French three-engined biplane passenger transport

The Caudron C.37 was a French three-engined biplane passenger transport, built in 1920. It could carry six passengers.

==Design and development==
Between 1919 and 1922 Caudron built a series of multi-engined civil passenger transport biplanes of similar design but increasing size and engine power, the C.33, C.37, C.39, C.43 and C.61. The C.37 was the first trimotor in this series.

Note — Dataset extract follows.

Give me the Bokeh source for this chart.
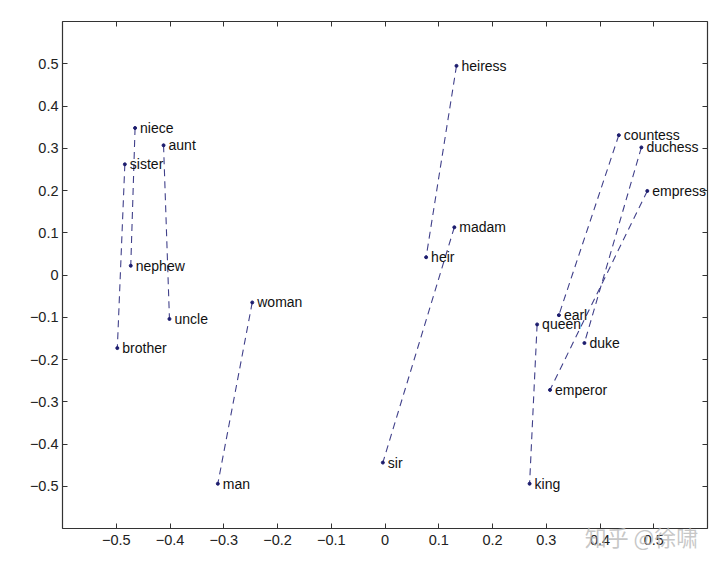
from bokeh.plotting import figure
from bokeh.models import ColumnDataSource, LinearAxis, FixedTicker, Range1d
from bokeh.core.properties import value
from bokeh.embed import file_html
from bokeh.resources import INLINE

# word vectors (2-D projection)
words = ["niece", "aunt", "sister", "nephew", "uncle", "brother",
         "woman", "man", "heiress", "madam", "heir", "sir",
         "countess", "duchess", "empress", "earl", "queen", "duke", "emperor", "king"]
xs = [-0.465, -0.412, -0.484, -0.473, -0.401, -0.498,
      -0.247, -0.311, 0.133, 0.129, 0.0765, -0.004,
      0.435, 0.477, 0.488, 0.3235, 0.283, 0.371, 0.307, 0.269]
ys = [0.348, 0.307, 0.262, 0.022, -0.104, -0.173,
      -0.065, -0.494, 0.495, 0.113, 0.042, -0.444,
      0.331, 0.302, 0.199, -0.095, -0.117, -0.161, -0.272, -0.494]

# female -> male pairs
pairs = [("niece", "nephew"), ("aunt", "uncle"), ("sister", "brother"),
         ("woman", "man"), ("heiress", "heir"), ("madam", "sir"),
         ("countess", "earl"), ("duchess", "duke"), ("empress", "emperor"),
         ("queen", "king")]

ticks = [-0.5, -0.4, -0.3, -0.2, -0.1, 0, 0.1, 0.2, 0.3, 0.4, 0.5]
tick_labels = {t: ("\u2212" + f"{abs(t):g}" if t < 0 else f"{t:g}") for t in ticks}
watermark = "知乎 @徐啸"

FONT = "Liberation Sans"

p = figure(width=720, height=565, output_backend="svg", toolbar_location=None,
           x_range=Range1d(-0.6, 0.6), y_range=Range1d(-0.6, 0.6),
           x_axis_location=None, y_axis_location=None,
           min_border_left=62, min_border_right=13, min_border_top=21, min_border_bottom=37)
p.grid.visible = False
p.outline_line_color = "#333333"
p.outline_line_width = 1.2
p.background_fill_color = "white"
p.border_fill_color = "white"

def mk_axis(show_labels):
    ax = LinearAxis(ticker=FixedTicker(ticks=ticks))
    ax.major_tick_in = 5
    ax.major_tick_out = 0
    ax.minor_tick_line_color = None
    ax.axis_line_color = None
    ax.major_tick_line_color = "#333333"
    if show_labels:
        ax.major_label_overrides = tick_labels
        ax.major_label_text_font = FONT
        ax.major_label_text_font_size = "14.5px"
        ax.major_label_text_color = "#222222"
        ax.major_label_standoff = 6
    else:
        ax.major_label_text_color = None
        ax.major_label_standoff = 0
    return ax

bx = mk_axis(True)
# site watermark carried by the bottom axis label (bottom right corner);
# trailing ideographic spaces shift the centred label to the left
bx.axis_label = watermark + "\u3000" * 6
bx.axis_label_align = "end"
bx.axis_label_standoff = -28
bx.axis_label_text_font = "Noto Sans CJK SC"
bx.axis_label_text_font_size = "22px"
bx.axis_label_text_font_style = "normal"
bx.axis_label_text_color = "#b5b5b5"
bx.axis_label_text_alpha = 0.75
lx = mk_axis(True)
lx.major_label_standoff = 4
tx = mk_axis(False)
rx = mk_axis(False)
p.add_layout(bx, "below")
p.add_layout(lx, "left")
p.add_layout(tx, "above")
p.add_layout(rx, "right")

idx = {w: i for i, w in enumerate(words)}
x0 = [xs[idx[a]] for a, b in pairs]
y0 = [ys[idx[a]] for a, b in pairs]
x1 = [xs[idx[b]] for a, b in pairs]
y1 = [ys[idx[b]] for a, b in pairs]
p.segment(x0=x0, y0=y0, x1=x1, y1=y1, line_color="#40408a", line_width=1.1, line_dash="7 5")

src = ColumnDataSource(dict(x=xs, y=ys, w=words))
p.scatter("x", "y", source=src, size=3, color="#1c1c6e")
p.text("x", "y", text="w", source=src, x_offset=5, text_baseline="middle",
       text_font=value(FONT), text_font_size="14px", text_color="#111111")

open("out.html", "w").write(file_html(p, INLINE))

The C.37 was a three bay biplane with fabric-covered, rectangular-plan wings mounted without stagger. The lower wing had dihedral outboard of the engines, and the upper carried the ailerons, which were not balanced as they were on the later aircraft. The wings were joined by vertical pairs of interplane struts, the forward members attached near the leading edges, and the centre section was supported by similar, shorter cabane struts from the upper fuselage. Each inner bay was defined by two close pairs of leaning interplane struts, supporting an 80 hp Le Rhône 9C nine-cylinder rotary engine about halfway between the wings. Each wing-mounted engine was in a long, tapered cowling, open at the rear. There was a third cowled Le Rhône in the nose. The airliner could fly on only two engines when carrying six passengers.

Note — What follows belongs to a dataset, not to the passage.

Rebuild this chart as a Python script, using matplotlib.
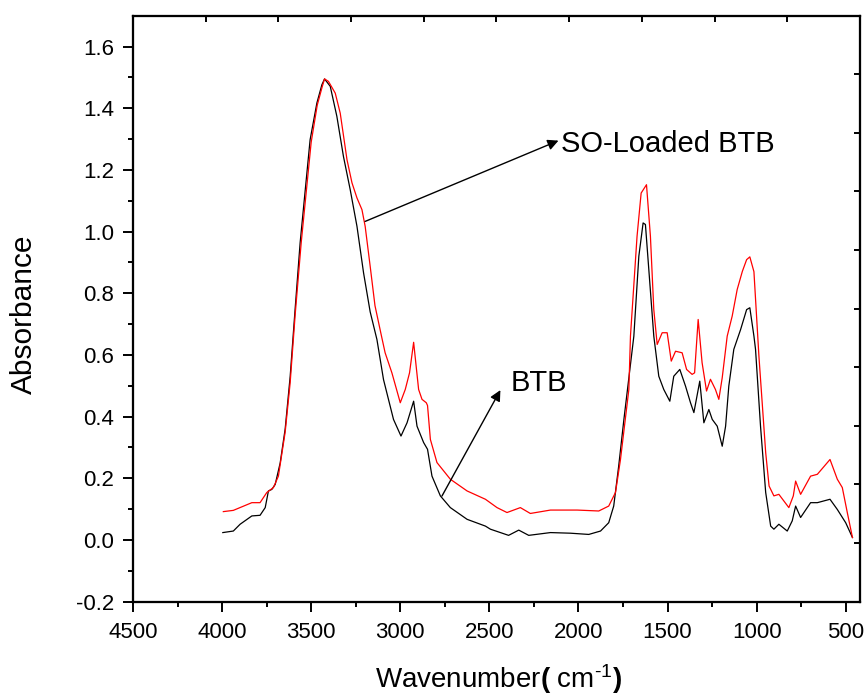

Behind the engine the fuselage was flat-sided, with a wide, open cockpit with its windscreen immediately under the upper leading edge. With a useful load of 450 kg the C.37 was capable of carrying six passengers, though it is not certain if windows or seats were fitted. Behind the wings the fuselage tapered gently to a broad, triangular fin which carried a vertical-edged rudder that reached down to the keel. The tailplane was mounted on top of the fuselage so its elevators had a notch for rudder movement.

The C.37 had a fixed tailskid undercarriage. There were pairs of main wheels mounted on single axles attached at their centre to a longitudinal bar held under the engine at each end on short, forward-raked V-struts. To prevent nose-overs, there was a fifth wheel mounted under the nose.